Going to the doctor can be scary, but it can be downright terrifying when doctors cannot figure out what is wrong with a patient. Sometimes medical professionals admit they do not know what is wrong and they continue to run tests until they can make a diagnosis, or they refer the patient to another doctor. In other situations, however, doctors diagnose the patient's condition based on their best knowledge, but without certainty. This might lead to disastrous consequences for patients.
In one case, for example, a little girl started vomiting blood and was rushed to the hospital. Doctor at first thought her condition was related to allergies, then an infection. Other doctors thought the condition was gastritis and another diagnosed her with migraines. Then a doctor diagnosed her with a tumor in her throat and recommended it be surgically removed. It was not until after all those diagnoses that the little girl found out what was really wrong with her: she had a massive aneurysm. The doctor was able to successfully remedy the girl's condition and she is now back to normal. However, had a doctor attempted to remove the aneurysm, the little girl might have died.
It might be frightening for Oregon residents to learn that up to 20 percent of all medical conditions are misdiagnoses and that 28 percent of those mistakes are life-threatening or deadly. Ninety-six percent of doctors state that diagnostic errors are preventable, but too many doctors make mistakes. These mistakes can leave patients with severe pain and suffering and costly medical bills.
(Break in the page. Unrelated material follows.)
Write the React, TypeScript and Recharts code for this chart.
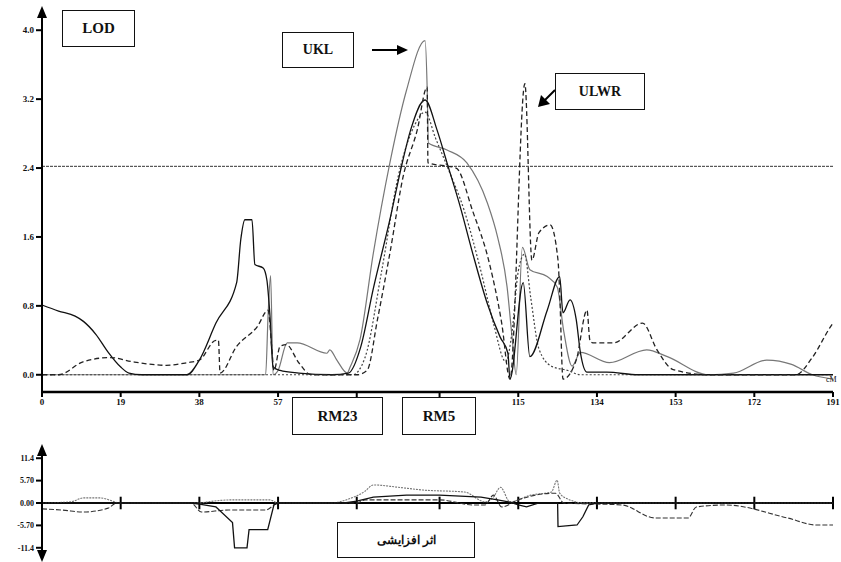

Perhaps the best way to hold negligent medical professionals accountable while at the same time recovering damages is to file a medical malpractice lawsuit. An attorney may be able to help a victim show that a doctor's failure to diagnose a condition or delayed treatment caused a victim's worsened condition and damages. Doing this sufficiently may lead to a recovery of compensation, which not only helps the victim afford the care he or she needs, but lets the medical profession know that diagnostic errors will not be tolerated. Hopefully this will keep other patients free from similar harm.